Just because it's served on a silver platter...

Not every SACD lives up to the silver disc on the cover. The format gives the recording a bigger window — but only the recording itself decides what's worth looking at through it.

Most of us in the HiFi Family have noticed this. Some SACDs barely sound different from their standard CD counterparts despite costing two or three times as much. Others are so clearly superior that they move us emotionally in ways the regular release can't touch. The inconsistency is real.

The truth is one of the most important things in this entire format conversation, and it has very little to do with DSD itself.

SACD's technical advantages are real. The format can carry a wider frequency response, a lower noise floor, and more spatial information than redbook CD. What it can't do is invent any of that. If the source master is a PCM file at modest resolution, or a tired analog tape that's been transferred through several generations, then putting it on an SACD just gives you a bigger window onto the same picture. 

The SACDs that move us are almost always the ones where someone took the trouble at the source.
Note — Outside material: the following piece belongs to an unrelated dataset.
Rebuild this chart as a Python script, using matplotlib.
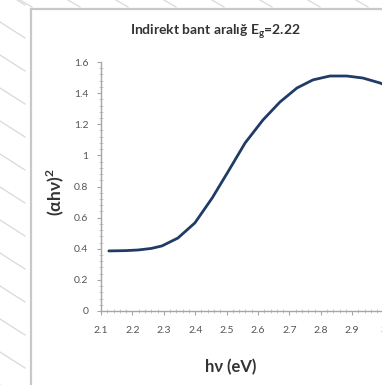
import matplotlib.pyplot as plt
from matplotlib.lines import Line2D
from matplotlib.ticker import MultipleLocator

# photon energy (eV) and (alpha h nu)^2
hv = [2.125, 2.18, 2.218, 2.26, 2.294, 2.345, 2.399, 2.454, 2.504, 2.559,
      2.616, 2.670, 2.724, 2.775, 2.829, 2.883, 2.934, 2.989, 3.04]
ahv2 = [0.386, 0.388, 0.392, 0.402, 0.418, 0.469, 0.566, 0.726, 0.893, 1.080,
        1.228, 1.343, 1.433, 1.485, 1.510, 1.510, 1.497, 1.465, 1.42]

x_ticks = [2.1, 2.2, 2.3, 2.4, 2.5, 2.6, 2.7, 2.8, 2.9, 3.0]
x_labels = ['2.1', '2.2', '2.3', '2.4', '2.5', '2.6', '2.7', '2.8', '2.9', '3']
y_ticks = [0, 0.2, 0.4, 0.6, 0.8, 1.0, 1.2, 1.4, 1.6]
y_labels = ['0', '0.2', '0.4', '0.6', '0.8', '1', '1.2', '1.4', '1.6']

W, H = 382, 385
fig = plt.figure(figsize=(W / 100, H / 100), dpi=100)
fig.patch.set_facecolor('white')

# hatched page background on the left and top strips
for k in range(-20, 30):
    y0 = k * 33 + 22
    fig.add_artist(Line2D([0, 25 / W], [1 - y0 / H, 1 - (y0 + 16) / H],
                          color='#d9d9d9', lw=0.9, transform=fig.transFigure))
for k in range(0, 10):
    x0 = 20 + k * 48
    fig.add_artist(Line2D([x0 / W, (x0 + 12) / W], [1, 1 - 7 / H],
                          color='#d9d9d9', lw=0.9, transform=fig.transFigure))
# chart panel
panel = plt.Rectangle((31 / W, 0), 1 - 31 / W, 1 - 9 / H, transform=fig.transFigure,
                      facecolor='white', edgecolor='none', zorder=1)
fig.add_artist(panel)
fig.add_artist(Line2D([31 / W, 31 / W], [0, 1 - 9 / H], color='#c8c8c8', lw=1.6,
                      transform=fig.transFigure, zorder=2))
fig.add_artist(Line2D([31 / W, 1], [1 - 9 / H, 1 - 9 / H], color='#c8c8c8', lw=1.6,
                      transform=fig.transFigure, zorder=2))

# axes: x=2.1 at px 101, 31.4 px per 0.1; y=0 at px 311, 1.6 at px 62
x_max = 3.2
ax = fig.add_axes([101 / W, (H - 311) / H, (x_max - 2.1) * 314 / W, (311 - 62) / H])
ax.set_zorder(3)
ax.patch.set_alpha(0)
ax.plot(hv, ahv2, color='#1f3b66', lw=2.0, solid_capstyle='round')
ax.set_xlim(2.1, x_max)
ax.set_ylim(0, 1.6)

ax.set_xticks(x_ticks)
ax.set_xticklabels(x_labels)
ax.set_yticks(y_ticks)
ax.set_yticklabels(y_labels)
ax.xaxis.set_minor_locator(MultipleLocator(0.02))
ax.yaxis.set_minor_locator(MultipleLocator(0.04))

for s in ['top', 'right']:
    ax.spines[s].set_visible(False)
for s in ['left', 'bottom']:
    ax.spines[s].set_color('#a6a6a6')
    ax.spines[s].set_linewidth(1.0)
ax.tick_params(which='major', direction='out', length=3, color='#a6a6a6',
               labelsize=7.5, labelcolor='#555555')
ax.tick_params(axis='x', which='major', pad=8)
ax.tick_params(axis='y', which='major', pad=6)
ax.tick_params(which='minor', direction='inout', length=2.5, color='#bfbfbf', width=0.6)
for lab in ax.get_xticklabels() + ax.get_yticklabels():
    lab.set_family('Lato')

fig.text(215 / W, 1 - 31 / H, 'Indirekt bant aralığ E$_{\\mathregular{g}}$=2.22',
         ha='center', va='center', fontsize=10, fontweight='bold',
         family='Lato', color='#333333', zorder=4)
fig.text(55 / W, 1 - 192 / H, '(αhν)$^{\\mathregular{2}}$', rotation=90,
         ha='center', va='center', fontsize=12.5, fontweight='bold',
         family='Lato', color='#333333', zorder=4)
fig.text(231 / W, 1 - 367 / H, 'hν (eV)', ha='center', va='center',
         fontsize=12, fontweight='bold', family='Lato', color='#333333', zorder=4)

fig.savefig('out.png', dpi=100)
This is part of why we started Octave Records — to make new recordings that genuinely deserve the format they're released on, captured carefully from microphone to disc with no shortcuts in between. The format alone is never enough. The performance, the room, the engineering, and the mastering have to all show up too. When they do, SACD is one of the most rewarding listening experiences our community has access to. When they don't, it's just an expensive CD.

A great SACD isn't just a CD with more bits.

It's a format that can contain a recording someone refused to compromise.